▼
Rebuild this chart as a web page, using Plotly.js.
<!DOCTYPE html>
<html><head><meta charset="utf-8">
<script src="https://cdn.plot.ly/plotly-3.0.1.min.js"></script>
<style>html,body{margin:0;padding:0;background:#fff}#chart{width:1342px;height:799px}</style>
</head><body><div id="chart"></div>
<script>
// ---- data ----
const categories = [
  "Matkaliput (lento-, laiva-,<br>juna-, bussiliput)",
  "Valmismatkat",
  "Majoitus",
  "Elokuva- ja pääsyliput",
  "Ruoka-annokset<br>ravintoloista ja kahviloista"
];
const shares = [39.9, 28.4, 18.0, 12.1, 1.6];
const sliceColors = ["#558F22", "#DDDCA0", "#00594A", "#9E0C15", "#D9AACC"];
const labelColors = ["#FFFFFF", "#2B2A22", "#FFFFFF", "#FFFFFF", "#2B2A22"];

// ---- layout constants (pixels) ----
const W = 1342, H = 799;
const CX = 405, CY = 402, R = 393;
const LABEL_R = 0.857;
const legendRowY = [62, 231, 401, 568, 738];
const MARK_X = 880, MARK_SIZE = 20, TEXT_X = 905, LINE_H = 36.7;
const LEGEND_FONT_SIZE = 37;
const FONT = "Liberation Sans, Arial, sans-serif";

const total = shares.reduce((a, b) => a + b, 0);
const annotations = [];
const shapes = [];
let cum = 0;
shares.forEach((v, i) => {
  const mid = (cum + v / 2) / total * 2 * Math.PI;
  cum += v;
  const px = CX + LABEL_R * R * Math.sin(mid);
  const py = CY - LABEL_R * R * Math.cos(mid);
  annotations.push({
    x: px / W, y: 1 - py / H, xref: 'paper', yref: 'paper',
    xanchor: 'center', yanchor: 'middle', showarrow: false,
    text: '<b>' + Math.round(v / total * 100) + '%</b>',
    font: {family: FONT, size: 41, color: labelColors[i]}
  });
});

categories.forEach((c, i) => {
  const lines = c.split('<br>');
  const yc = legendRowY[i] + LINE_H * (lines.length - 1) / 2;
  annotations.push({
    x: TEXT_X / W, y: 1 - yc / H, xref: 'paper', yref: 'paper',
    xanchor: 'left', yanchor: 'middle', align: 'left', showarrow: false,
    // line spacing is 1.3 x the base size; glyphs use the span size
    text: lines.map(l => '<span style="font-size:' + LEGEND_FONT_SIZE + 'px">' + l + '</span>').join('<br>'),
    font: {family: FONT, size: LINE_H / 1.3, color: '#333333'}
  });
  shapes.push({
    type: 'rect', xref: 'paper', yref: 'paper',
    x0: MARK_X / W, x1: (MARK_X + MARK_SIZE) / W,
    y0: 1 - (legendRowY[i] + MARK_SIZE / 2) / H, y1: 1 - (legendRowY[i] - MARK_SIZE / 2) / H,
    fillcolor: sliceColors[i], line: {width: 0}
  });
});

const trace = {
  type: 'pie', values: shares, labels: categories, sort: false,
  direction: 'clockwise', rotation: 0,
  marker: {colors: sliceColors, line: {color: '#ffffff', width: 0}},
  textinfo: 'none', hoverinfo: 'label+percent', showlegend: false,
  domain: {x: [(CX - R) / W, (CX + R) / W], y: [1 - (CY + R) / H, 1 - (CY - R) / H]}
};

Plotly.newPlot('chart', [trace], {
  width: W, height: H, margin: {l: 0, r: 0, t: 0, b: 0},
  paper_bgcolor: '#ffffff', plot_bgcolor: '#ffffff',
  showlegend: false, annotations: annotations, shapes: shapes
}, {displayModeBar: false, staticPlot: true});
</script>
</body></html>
▲
== Do this ==
Copy the material above verbatim.

== Result for this exercise ==
Rebuild this chart as a web page, using Plotly.js.
<!DOCTYPE html>
<html><head><meta charset="utf-8">
<script src="https://cdn.plot.ly/plotly-3.0.1.min.js"></script>
<style>html,body{margin:0;padding:0;background:#fff}#chart{width:1342px;height:799px}</style>
</head><body><div id="chart"></div>
<script>
// ---- data ----
const categories = [
  "Matkaliput (lento-, laiva-,<br>juna-, bussiliput)",
  "Valmismatkat",
  "Majoitus",
  "Elokuva- ja pääsyliput",
  "Ruoka-annokset<br>ravintoloista ja kahviloista"
];
const shares = [39.9, 28.4, 18.0, 12.1, 1.6];
const sliceColors = ["#558F22", "#DDDCA0", "#00594A", "#9E0C15", "#D9AACC"];
const labelColors = ["#FFFFFF", "#2B2A22", "#FFFFFF", "#FFFFFF", "#2B2A22"];

// ---- layout constants (pixels) ----
const W = 1342, H = 799;
const CX = 405, CY = 402, R = 393;
const LABEL_R = 0.857;
const legendRowY = [62, 231, 401, 568, 738];
const MARK_X = 880, MARK_SIZE = 20, TEXT_X = 905, LINE_H = 36.7;
const LEGEND_FONT_SIZE = 37;
const FONT = "Liberation Sans, Arial, sans-serif";

const total = shares.reduce((a, b) => a + b, 0);
const annotations = [];
const shapes = [];
let cum = 0;
shares.forEach((v, i) => {
  const mid = (cum + v / 2) / total * 2 * Math.PI;
  cum += v;
  const px = CX + LABEL_R * R * Math.sin(mid);
  const py = CY - LABEL_R * R * Math.cos(mid);
  annotations.push({
    x: px / W, y: 1 - py / H, xref: 'paper', yref: 'paper',
    xanchor: 'center', yanchor: 'middle', showarrow: false,
    text: '<b>' + Math.round(v / total * 100) + '%</b>',
    font: {family: FONT, size: 41, color: labelColors[i]}
  });
});

categories.forEach((c, i) => {
  const lines = c.split('<br>');
  const yc = legendRowY[i] + LINE_H * (lines.length - 1) / 2;
  annotations.push({
    x: TEXT_X / W, y: 1 - yc / H, xref: 'paper', yref: 'paper',
    xanchor: 'left', yanchor: 'middle', align: 'left', showarrow: false,
    // line spacing is 1.3 x the base size; glyphs use the span size
    text: lines.map(l => '<span style="font-size:' + LEGEND_FONT_SIZE + 'px">' + l + '</span>').join('<br>'),
    font: {family: FONT, size: LINE_H / 1.3, color: '#333333'}
  });
  shapes.push({
    type: 'rect', xref: 'paper', yref: 'paper',
    x0: MARK_X / W, x1: (MARK_X + MARK_SIZE) / W,
    y0: 1 - (legendRowY[i] + MARK_SIZE / 2) / H, y1: 1 - (legendRowY[i] - MARK_SIZE / 2) / H,
    fillcolor: sliceColors[i], line: {width: 0}
  });
});

const trace = {
  type: 'pie', values: shares, labels: categories, sort: false,
  direction: 'clockwise', rotation: 0,
  marker: {colors: sliceColors, line: {color: '#ffffff', width: 0}},
  textinfo: 'none', hoverinfo: 'label+percent', showlegend: false,
  domain: {x: [(CX - R) / W, (CX + R) / W], y: [1 - (CY + R) / H, 1 - (CY - R) / H]}
};

Plotly.newPlot('chart', [trace], {
  width: W, height: H, margin: {l: 0, r: 0, t: 0, b: 0},
  paper_bgcolor: '#ffffff', plot_bgcolor: '#ffffff',
  showlegend: false, annotations: annotations, shapes: shapes
}, {displayModeBar: false, staticPlot: true});
</script>
</body></html>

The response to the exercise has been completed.